Flow Charts help you analyze complex operational processes from input to output, because they translate workflows into a series of sequential steps that anyone can recognize and understand.
Once you develop a Flow Chart for a particular process, you can identify problems, spot bottlenecks, and highlight inflection points that mark a deviation from the norm. All of that information will help you take fast action to improve process quality and efficiency.
In terms of innovation engineering, there are two very important applications for Flow Charts. You can use them to:
- Optimize the efficiency of existing processes in your organization.
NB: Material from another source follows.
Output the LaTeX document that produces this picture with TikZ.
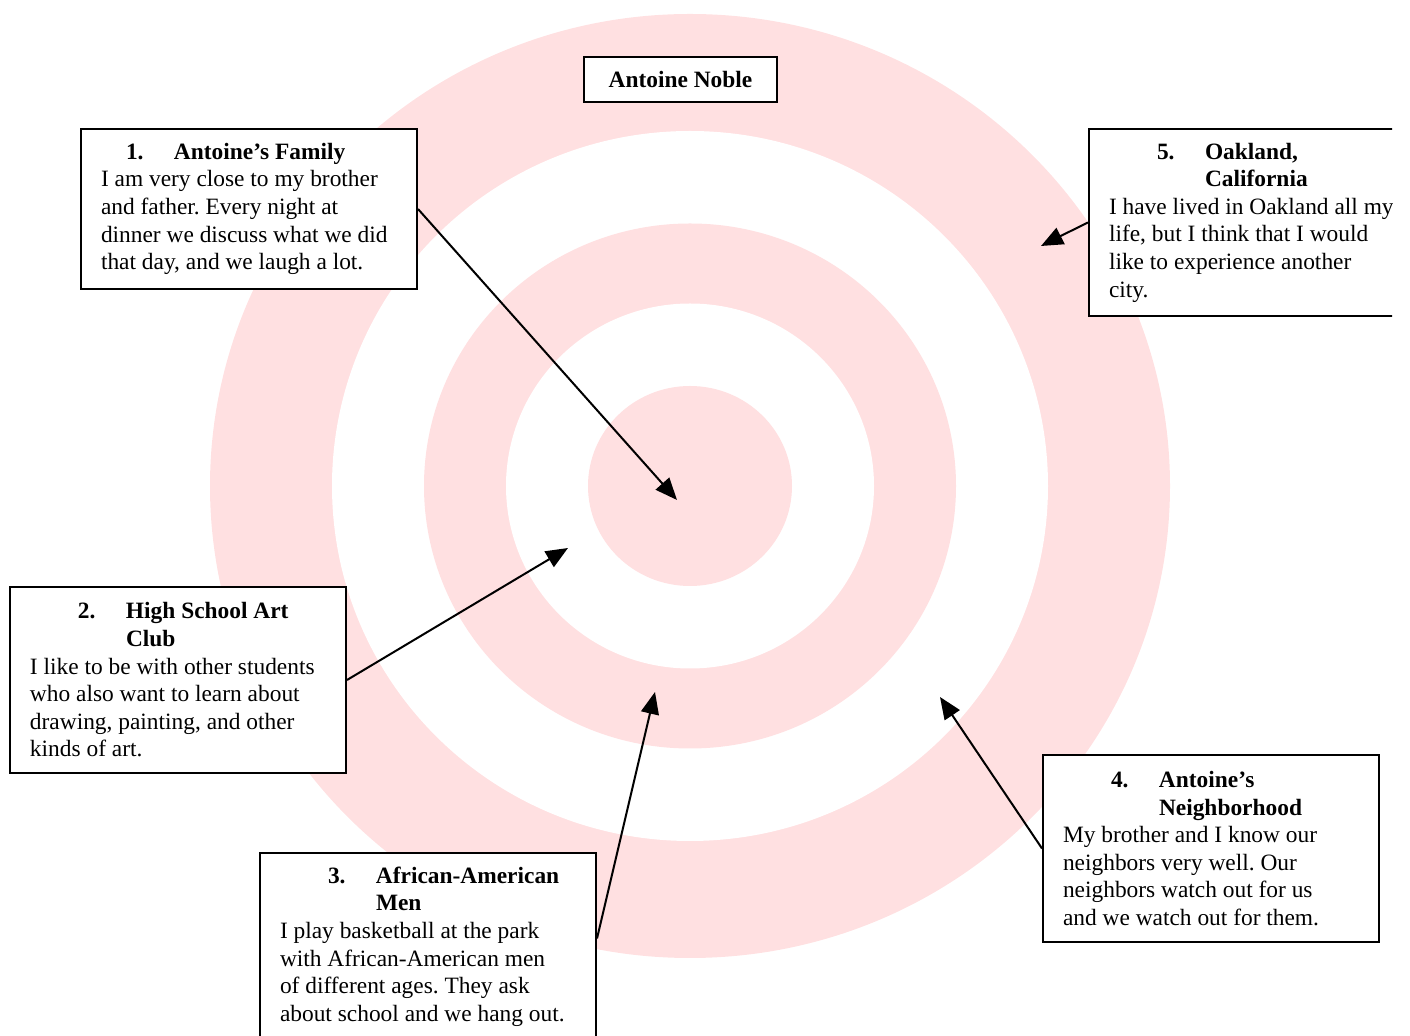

So you can free up the extra process capacity you need to make a breakthrough.
- Design efficient processes for newly developed innovations prior to deployment.
As you might expect, Flow Charts have a long history in terms of engineering and quality management. According to Wikipedia, the first Flow Chart was introduced to an organization of mechanical engineers nearly a century ago in a presentation called “Process Charts—First Steps in Finding the One Best Way.”
I love that last phrase. It’s a great alternative to “process optimization.”
Check Sheets give you an easy way to collect real-time performance data right on the spot. Once you customize the Check Sheet form for a specific application, all you have to do it put an X or checkmark in the appropriate box. Then you just add up the tallies.
Because of the simplicity of the form and the sharp focus on a very specific set of data, Check Sheets are easy to create, use, understand and interpret. The downside? They can sometimes be subject to bias.
There are a lot of applications for Check Sheets in innovation engineering. For example, I once used them to track the number of daily prospect appointments made each day by the sales reps on my team. I started doing that right after we determined that the number of daily appointments was a Key Driver of sales. Quality control experts also use them to count and categorize defects.